Bonus boosts Guard recruiting
Washington Post
WASHINGTON — The Army National Guard, which has suffered a severe three-year recruiting slump, has begun to reel in soldiers in record numbers, aided in part by a new initiative that pays Guard members $2,000 for each person they help enlist.
Through February, the Army Guard signed up more than 26,000 soldiers in the first five months of fiscal 2006, exceeding its target by 7 percent in its best performance in 13 years. At this pace, Guard leaders say they are confident they will reach their goal of boosting manpower from the current 336,000 to the congressionally authorized level of 350,000 by the end of the year.
"Will we make 350,000? The answer is: Absolutely," said Lt. Gen. H. Steven Blum, chief of the National Guard Bureau.
One factor in the recruiting success is the initiative, expanded to 22 states in December, that christened 31,000 Guard members nationwide as "recruiting assistants" who can earn $2,000 for every enlistee — $1,000 when the recruit signs a contract and another $1,000 when he or she enters boot camp or completes four months of service.
The rebound is striking because since 2003, the Army Guard has performed worse in annual recruiting than any other branch of the U.S. military. The Guard was shrinking while it was being asked to shoulder a big part of the burden in Iraq. Together with the Army Reserve it supplied as many as 40 percent of the troops in Iraq while also dispatching tens of thousands of its members to domestic disasters.
Today, the Guard is surpassing its goals and growing in strength — a welcome boost for an all-volunteer Army stretched thin by unprecedented deployments. In recent months, the Guard enlisted nearly as many troops as the active-duty Army, even though it is a much smaller force. Indeed, the Army Guard, present in about 3,500 U.S. communities, will launch pilot programs this year to recruit for the entire Army.

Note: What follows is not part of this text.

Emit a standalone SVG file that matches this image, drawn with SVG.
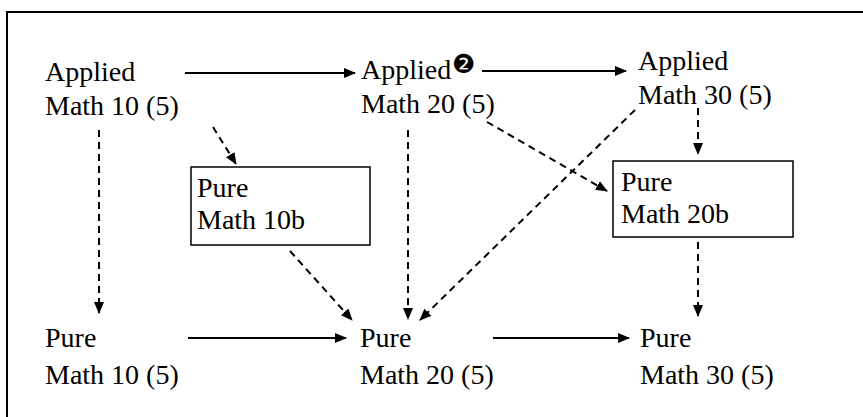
<svg xmlns="http://www.w3.org/2000/svg" width="863" height="417" viewBox="0 0 863 417">
<defs>
<marker id="ah" markerUnits="userSpaceOnUse" markerWidth="12" markerHeight="10" refX="11" refY="5" orient="auto">
<path d="M0,0 L12,5 L0,10 Z" fill="#000"/>
</marker>
<style>
text{font-family:"Liberation Serif","Times New Roman",serif;font-size:28px;fill:#000}
text.sym{font-family:"DejaVu Sans",sans-serif;font-size:26px}
.solid{stroke:#000;stroke-width:2;fill:none;marker-end:url(#ah)}
.dash{stroke:#000;stroke-width:2;fill:none;stroke-dasharray:7,5;marker-end:url(#ah)}
.box{fill:#fff;stroke:#000;stroke-width:1.5}
</style>
</defs>
<rect x="7" y="12" width="900" height="500" fill="none" stroke="#000" stroke-width="2"/>
<g id="connectors">
<line class="solid" x1="185" y1="73" x2="355" y2="73"/>
<line class="solid" x1="482" y1="71" x2="626" y2="71"/>
<line class="solid" x1="188" y1="338" x2="346" y2="338"/>
<line class="solid" x1="493" y1="338" x2="629" y2="338"/>
<line class="dash" x1="99" y1="130" x2="99" y2="313"/>
<line class="dash" x1="213" y1="127" x2="236" y2="164"/>
<line class="dash" x1="290" y1="251" x2="352" y2="320"/>
<line class="dash" x1="408" y1="130" x2="408" y2="319"/>
<line class="dash" x1="487" y1="122" x2="607" y2="191"/>
<line class="dash" x1="635" y1="110" x2="420" y2="320"/>
<line class="dash" x1="698" y1="108" x2="698" y2="154"/>
<line class="dash" x1="698" y1="242" x2="698" y2="316"/>
</g>
<g id="applied10"><text x="45" y="81">Applied</text><text x="45" y="115">Math 10 (5)</text></g>
<g id="applied20"><text x="361" y="79">Applied</text><text class="sym" x="452" y="73">❷</text><text x="361" y="113">Math 20 (5)</text></g>
<g id="applied30"><text x="638" y="70">Applied</text><text x="638" y="104">Math 30 (5)</text></g>
<g id="pure10b"><rect class="box" x="191" y="167" width="179" height="78"/><text x="197" y="197">Pure</text><text x="197" y="229">Math 10b</text></g>
<g id="pure20b"><rect class="box" x="613" y="161" width="180" height="76"/><text x="621" y="191">Pure</text><text x="621" y="223">Math 20b</text></g>
<g id="pure10"><text x="45" y="347">Pure</text><text x="45" y="384">Math 10 (5)</text></g>
<g id="pure20"><text x="360" y="347">Pure</text><text x="360" y="384">Math 20 (5)</text></g>
<g id="pure30"><text x="640" y="347">Pure</text><text x="640" y="384">Math 30 (5)</text></g>
</svg>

The prospect of serving in a violent Iraq is still part of the equation for potential recruits, and Army officials say more frequent deployments have hurt recruitment for the active-duty Army, which began suffering shortfalls last year. The Guard has tried to address that concern by establishing a rotation cycle of one year abroad for every five years at home, which lends more predictability to the commitment, recruiters and military analysts say.
Hawai'i Guard and Reserve units returned this year from 15-month deployments to Iraq.